Andrew Murie was taken aback when he learned Niagara Regional Police didn’t run any RIDE spot-checks on New Year’s Eve.

“I can’t think of a major police force that hasn’t had a significant police presence on New Year’s Eve,” Murie said. “That’s why the Ontario government, through the Attorney General’s Office, gives the police forces special funding so that they can run the RIDEs with overtime during the holiday season.

“Usually, officers are more than willing to take the overtime and work a RIDE.”

RIDE checks, which are typically set up in two locations per night, were held Dec. 2, 16 and 22. The police stopped more than 1,000 drivers in Port Colborne, Thorold, Niagara Falls and St. Catharines on those days.

Checks were scheduled for New Year’s Eve, as well as Dec. 10, but were cancelled because the police service couldn’t find enough officers to run the program, Sgt. Josh Klop said.

“I get the iconic image of it happening on New Year’s Eve,” Chief Jeff McGuire said.

“The challenge is with the resources we have available, we were unable to staff it. I just can’t pull officers out of cars for RIDE spot-checks. It has to be in addition to our minimum staffing levels by contract. If we don’t have enough people, we simply can’t do it.

“We made efforts to do it on a call-back, but there was no one available to fill those roles.”

McGuire said the NRP had its full complement of officers on the street on New Year’s Eve.

“Our patrolling officers arrested a number of drivers on that particular night,” he said. “We responded to 911 calls reporting impaired drivers. Our officers see things themselves and stop drivers. It may not be perfect, but I don’t think it limited us in our ability to keep the community safe.”

Klop said there was a substantial amount of training throughout the police force last year, which thinned staffing numbers toward December due to time owed.

Murie said spot-checks are a key tool police use to keep roadways safe.

“It’s a deterrent,” he said. “Why do people drive drunk? They don’t think they are going to get caught.

“The RIDE sobriety checkpoint isn’t the best way to catch drunk drivers, but they create an expectation that there is a police presence out there. That alone stops people.

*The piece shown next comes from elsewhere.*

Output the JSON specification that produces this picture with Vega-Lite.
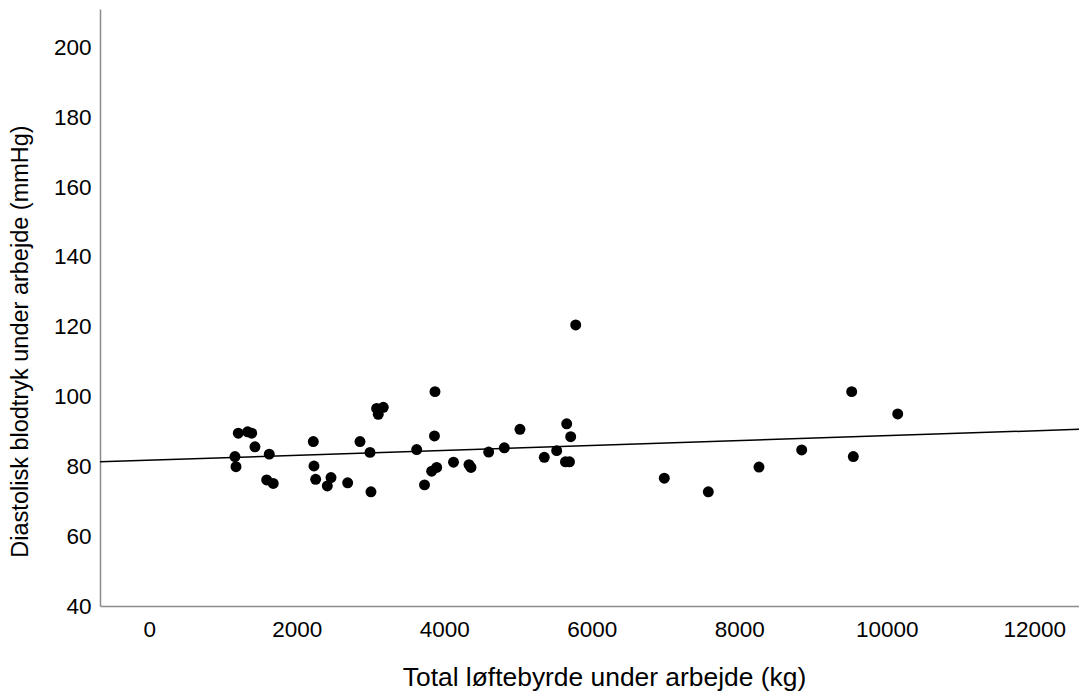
{
  "$schema": "https://vega.github.io/schema/vega-lite/v6.json",
  "width": 979,
  "height": 597,
  "autosize": {"type": "none"},
  "padding": {"left": 100, "top": 9, "right": 0, "bottom": 87},
  "background": "white",
  "config": {
    "view": {"stroke": null},
    "font": "Liberation Sans",
    "axis": {
      "grid": false,
      "ticks": false,
      "domainColor": "#8c8c8c",
      "domainWidth": 1.5,
      "labelFont": "Liberation Sans",
      "labelFontSize": 22.5,
      "labelColor": "#000000",
      "titleFont": "Liberation Sans",
      "titleFontWeight": "normal",
      "titleColor": "#000000"
    }
  },
  "datasets": {
    "points": [
      {"x": 1162, "y": 82.8}, {"x": 1176, "y": 79.9}, {"x": 1207, "y": 89.5}, {"x": 1334, "y": 89.9},
      {"x": 1389, "y": 89.5}, {"x": 1433, "y": 85.6}, {"x": 1627, "y": 83.5}, {"x": 1592, "y": 76.1},
      {"x": 1681, "y": 75.1}, {"x": 2224, "y": 87.1}, {"x": 2233, "y": 80.1}, {"x": 2256, "y": 76.3},
      {"x": 2464, "y": 76.8}, {"x": 2414, "y": 74.4}, {"x": 2690, "y": 75.3}, {"x": 2857, "y": 87.1},
      {"x": 2993, "y": 84.0}, {"x": 3006, "y": 72.7}, {"x": 3083, "y": 96.6}, {"x": 3173, "y": 96.9},
      {"x": 3105, "y": 94.9}, {"x": 3626, "y": 84.8}, {"x": 3874, "y": 101.4}, {"x": 3867, "y": 88.7},
      {"x": 3732, "y": 74.7}, {"x": 3829, "y": 78.6}, {"x": 3897, "y": 79.7}, {"x": 4125, "y": 81.2},
      {"x": 4335, "y": 80.5}, {"x": 4362, "y": 79.7}, {"x": 4602, "y": 84.1}, {"x": 4814, "y": 85.3},
      {"x": 5026, "y": 90.6}, {"x": 5356, "y": 82.6}, {"x": 5524, "y": 84.5}, {"x": 5660, "y": 92.2},
      {"x": 5714, "y": 88.5}, {"x": 5643, "y": 81.3}, {"x": 5698, "y": 81.3}, {"x": 5782, "y": 120.5},
      {"x": 6983, "y": 76.6}, {"x": 7580, "y": 72.7}, {"x": 8267, "y": 79.8}, {"x": 8846, "y": 84.7},
      {"x": 9524, "y": 101.4}, {"x": 9546, "y": 82.8}, {"x": 10148, "y": 95.0}
    ],
    "fit": [
      {"x": -668, "y": 81.3},
      {"x": 12606, "y": 90.6}
    ]
  },
  "layer": [
    {
      "data": {"name": "fit"},
      "mark": {"type": "line", "color": "#000000", "strokeWidth": 1.5, "clip": true},
      "encoding": {
        "x": {"field": "x", "type": "quantitative"},
        "y": {"field": "y", "type": "quantitative"}
      }
    },
    {
      "data": {"name": "points"},
      "mark": {"type": "point", "filled": true, "shape": "circle", "size": 120, "color": "#000000", "opacity": 1},
      "encoding": {
        "x": {
          "field": "x", "type": "quantitative",
          "scale": {"domain": [-668, 12606], "nice": false, "zero": false},
          "axis": {
            "title": "Total løftebyrde under arbejde (kg)",
            "titleFontSize": 26.4,
            "values": [0, 2000, 4000, 6000, 8000, 10000, 12000],
            "format": "d",
            "labelPadding": 12,
            "titleX": 504,
            "titleY": 71,
            "titleAlign": "center",
            "titleBaseline": "middle"
          }
        },
        "y": {
          "field": "y", "type": "quantitative",
          "scale": {"domain": [40, 211], "nice": false, "zero": false},
          "axis": {
            "title": "Diastolisk blodtryk under arbejde (mmHg)",
            "titleFontSize": 23.5,
            "values": [40, 60, 80, 100, 120, 140, 160, 180, 200],
            "labelPadding": 9,
            "titleX": -80,
            "titleY": 332,
            "titleAngle": -90,
            "titleAlign": "center",
            "titleBaseline": "middle"
          }
        }
      }
    }
  ]
}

“Historically, December used to be the worst month for impaired driving deaths.

“With the high presence of RIDE programs in Ontario, December is now one of the safest months. RIDE programs are an essential piece of that.”

A RIDE program requires about six officers each time a check is conducted.

During the three RIDE — Reduce Impaired Driving Everywhere — checks last month, Niagara police conducted 20 roadside rests, issued two three-day driver’s licence suspensions and made two impaired driving arrests.

Officers also handed out 21 tickets for various offences.

The number of total impaired tests conducted in 2016 was 493 compared to 446 the previous year, Klop said, though there’s been no real indication of what caused the increase.

The police ran six RIDE checks in December 2015, which resulted in two impaired driving arrests and seven licence suspensions.

The NRP typically conducts 15 to 18 RIDE checks per program year, which runs from March to March.

The police conducted 11 so far, with several more scheduled during the next three months, Klop said.

“We’re running more this month because we know we have an issue in a certain area,” he said, adding neighbourhoods in St. Catharines and Thorold will be targeted throughout January.

The stops will include both officers on duty in those communities, as well as some officers working overtime.

The police are also attempting to raise public awareness of drinking and driving through the use of social media, press releases and a weekly online list that names drivers charged with the offence.

Klop said the list, in particular, has gained a lot of attention in the community.

“Everyone is always looking for people they know. They always say, ‘I hope my name never ends up on that list.’”

With taxi, ride-sharing and designated driver services available in the community, there are many different ways people can opt to get home safely after a night of drinking, Klop said.